— Directions for this task —
Write out the material again word for word, dropping any images it holds.

— Dataset section —
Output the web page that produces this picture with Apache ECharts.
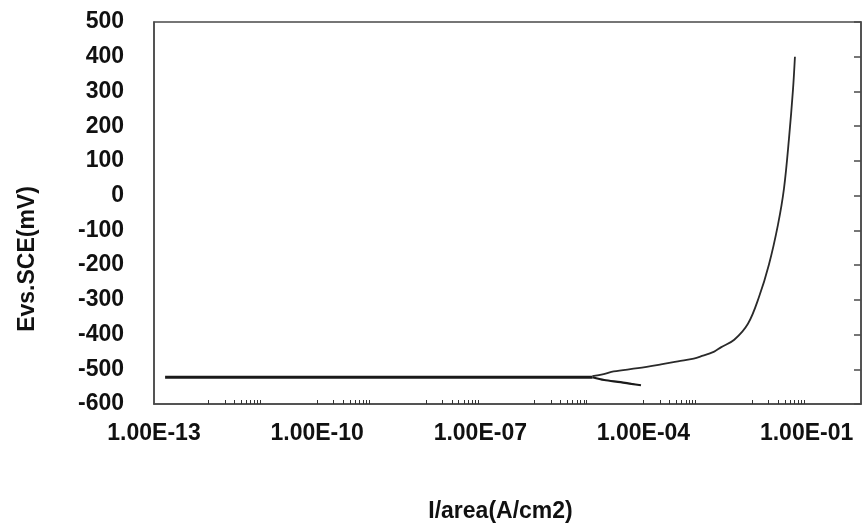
<!DOCTYPE html>
<html>
<head>
<meta charset="utf-8">
<script src="https://cdn.jsdelivr.net/npm/echarts@6/dist/echarts.min.js"></script>
<style>
html,body{margin:0;padding:0;background:#fff;}
#chart{width:863px;height:528px;}
</style>
</head>
<body>
<div id="chart"></div>
<script>
// Current density (A/cm2) and potential (mV vs SCE)
var flatI = [1.6e-13, 1.15e-5];
var flatE = [-523, -523];

var cathodicI = [1.15e-5, 1.9e-5, 3.8e-5, 6.0e-5, 9.0e-5];
var cathodicE = [-523, -531, -537, -542, -546];

var anodicI = [1.15e-5, 1.86e-5, 2.84e-5, 7.9e-5, 2.1e-4, 4.3e-4, 8.4e-4, 1.13e-3, 2.0e-3, 2.65e-3, 4.67e-3, 8.34e-3, 1.33e-2, 2.03e-2, 2.97e-2, 3.84e-2, 4.74e-2, 5.62e-2, 6.1e-2];
var anodicE = [-520, -514, -506, -497, -486, -477, -469, -463, -449, -437, -415, -369, -292, -198, -84, 21, 164, 306, 400];

var xLabelValues = [1e-13, 1e-10, 1e-7, 1e-4, 1e-1];
var minorTickDecades = [-12, -10, -8, -6, -4, -2];
var yTicks = [-600, -500, -400, -300, -200, -100, 0, 100, 200, 300, 400, 500];

function zip(a, b) { return a.map(function (v, i) { return [v, b[i]]; }); }

var minorTicks = [];
minorTickDecades.forEach(function (d) {
  for (var k = 1; k <= 9; k++) minorTicks.push(k * Math.pow(10, d));
});

function fmtE(v) {
  var e = Math.round(Math.log10(v));
  var s = e < 0 ? '-' : '+';
  var a = Math.abs(e);
  return '1.00E' + s + (a < 10 ? '0' : '') + a;
}

var FONT = 'Liberation Sans';
var AXC = '#4a4a4a';

var chart = echarts.init(document.getElementById('chart'), null, {renderer: 'canvas'});
chart.setOption({
  animation: false,
  backgroundColor: '#fff',
  grid: {left: 154, right: 2, top: 22, bottom: 120, show: true, borderColor: AXC, borderWidth: 1.5, backgroundColor: 'transparent'},
  xAxis: [{
    type: 'log', logBase: 10, min: 1e-13, max: 1,
    position: 'bottom',
    name: 'I/area(A/cm2)', nameLocation: 'middle', nameGap: 96,
    nameTextStyle: {fontFamily: FONT, fontWeight: 'bold', fontSize: 23, color: '#111', padding: [0, 14, 0, 0]},
    axisLine: {show: true, onZero: false, lineStyle: {color: AXC, width: 1.5}},
    axisTick: {show: true, inside: true, length: 4, customValues: minorTicks, lineStyle: {color: '#333', width: 1}},
    axisLabel: {customValues: xLabelValues, formatter: fmtE, fontFamily: FONT, fontWeight: 'bold', fontSize: 23, color: '#111', margin: 18},
    splitLine: {show: false}
  }],
  yAxis: [{
    type: 'value', min: -600, max: 500, interval: 100,
    name: 'Evs.SCE(mV)', nameLocation: 'middle', nameGap: 115, nameRotate: 90,
    nameTextStyle: {fontFamily: FONT, fontWeight: 'bold', fontSize: 23, color: '#111', padding: [0, 92, 0, 0]},
    axisLine: {show: true, onZero: false, lineStyle: {color: AXC, width: 1.5}},
    axisTick: {show: false},
    axisLabel: {customValues: yTicks, fontFamily: FONT, fontWeight: 'bold', fontSize: 23, color: '#111', margin: 30},
    splitLine: {show: false}
  }, {
    type: 'value', min: -600, max: 500, interval: 100,
    position: 'right',
    axisLine: {show: true, onZero: false, lineStyle: {color: AXC, width: 1.5}},
    axisTick: {show: true, inside: true, length: 7, lineStyle: {color: AXC, width: 1.5}},
    axisLabel: {show: false},
    splitLine: {show: false}
  }],
  series: [{
    type: 'line', data: zip(flatI, flatE), showSymbol: false,
    lineStyle: {color: '#1a1a1a', width: 3}
  }, {
    type: 'line', data: zip(cathodicI, cathodicE), showSymbol: false, smooth: 0.3,
    lineStyle: {color: '#1a1a1a', width: 2.2}
  }, {
    type: 'line', data: zip(anodicI, anodicE), showSymbol: false, smooth: 0.35,
    lineStyle: {color: '#2a2a2a', width: 1.8}
  }]
});
</script>
</body>
</html>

— Answer in full —
Output the web page that produces this picture with Apache ECharts.
<!DOCTYPE html>
<html>
<head>
<meta charset="utf-8">
<script src="https://cdn.jsdelivr.net/npm/echarts@6/dist/echarts.min.js"></script>
<style>
html,body{margin:0;padding:0;background:#fff;}
#chart{width:863px;height:528px;}
</style>
</head>
<body>
<div id="chart"></div>
<script>
// Current density (A/cm2) and potential (mV vs SCE)
var flatI = [1.6e-13, 1.15e-5];
var flatE = [-523, -523];

var cathodicI = [1.15e-5, 1.9e-5, 3.8e-5, 6.0e-5, 9.0e-5];
var cathodicE = [-523, -531, -537, -542, -546];

var anodicI = [1.15e-5, 1.86e-5, 2.84e-5, 7.9e-5, 2.1e-4, 4.3e-4, 8.4e-4, 1.13e-3, 2.0e-3, 2.65e-3, 4.67e-3, 8.34e-3, 1.33e-2, 2.03e-2, 2.97e-2, 3.84e-2, 4.74e-2, 5.62e-2, 6.1e-2];
var anodicE = [-520, -514, -506, -497, -486, -477, -469, -463, -449, -437, -415, -369, -292, -198, -84, 21, 164, 306, 400];

var xLabelValues = [1e-13, 1e-10, 1e-7, 1e-4, 1e-1];
var minorTickDecades = [-12, -10, -8, -6, -4, -2];
var yTicks = [-600, -500, -400, -300, -200, -100, 0, 100, 200, 300, 400, 500];

function zip(a, b) { return a.map(function (v, i) { return [v, b[i]]; }); }

var minorTicks = [];
minorTickDecades.forEach(function (d) {
  for (var k = 1; k <= 9; k++) minorTicks.push(k * Math.pow(10, d));
});

function fmtE(v) {
  var e = Math.round(Math.log10(v));
  var s = e < 0 ? '-' : '+';
  var a = Math.abs(e);
  return '1.00E' + s + (a < 10 ? '0' : '') + a;
}

var FONT = 'Liberation Sans';
var AXC = '#4a4a4a';

var chart = echarts.init(document.getElementById('chart'), null, {renderer: 'canvas'});
chart.setOption({
  animation: false,
  backgroundColor: '#fff',
  grid: {left: 154, right: 2, top: 22, bottom: 120, show: true, borderColor: AXC, borderWidth: 1.5, backgroundColor: 'transparent'},
  xAxis: [{
    type: 'log', logBase: 10, min: 1e-13, max: 1,
    position: 'bottom',
    name: 'I/area(A/cm2)', nameLocation: 'middle', nameGap: 96,
    nameTextStyle: {fontFamily: FONT, fontWeight: 'bold', fontSize: 23, color: '#111', padding: [0, 14, 0, 0]},
    axisLine: {show: true, onZero: false, lineStyle: {color: AXC, width: 1.5}},
    axisTick: {show: true, inside: true, length: 4, customValues: minorTicks, lineStyle: {color: '#333', width: 1}},
    axisLabel: {customValues: xLabelValues, formatter: fmtE, fontFamily: FONT, fontWeight: 'bold', fontSize: 23, color: '#111', margin: 18},
    splitLine: {show: false}
  }],
  yAxis: [{
    type: 'value', min: -600, max: 500, interval: 100,
    name: 'Evs.SCE(mV)', nameLocation: 'middle', nameGap: 115, nameRotate: 90,
    nameTextStyle: {fontFamily: FONT, fontWeight: 'bold', fontSize: 23, color: '#111', padding: [0, 92, 0, 0]},
    axisLine: {show: true, onZero: false, lineStyle: {color: AXC, width: 1.5}},
    axisTick: {show: false},
    axisLabel: {customValues: yTicks, fontFamily: FONT, fontWeight: 'bold', fontSize: 23, color: '#111', margin: 30},
    splitLine: {show: false}
  }, {
    type: 'value', min: -600, max: 500, interval: 100,
    position: 'right',
    axisLine: {show: true, onZero: false, lineStyle: {color: AXC, width: 1.5}},
    axisTick: {show: true, inside: true, length: 7, lineStyle: {color: AXC, width: 1.5}},
    axisLabel: {show: false},
    splitLine: {show: false}
  }],
  series: [{
    type: 'line', data: zip(flatI, flatE), showSymbol: false,
    lineStyle: {color: '#1a1a1a', width: 3}
  }, {
    type: 'line', data: zip(cathodicI, cathodicE), showSymbol: false, smooth: 0.3,
    lineStyle: {color: '#1a1a1a', width: 2.2}
  }, {
    type: 'line', data: zip(anodicI, anodicE), showSymbol: false, smooth: 0.35,
    lineStyle: {color: '#2a2a2a', width: 1.8}
  }]
});
</script>
</body>
</html>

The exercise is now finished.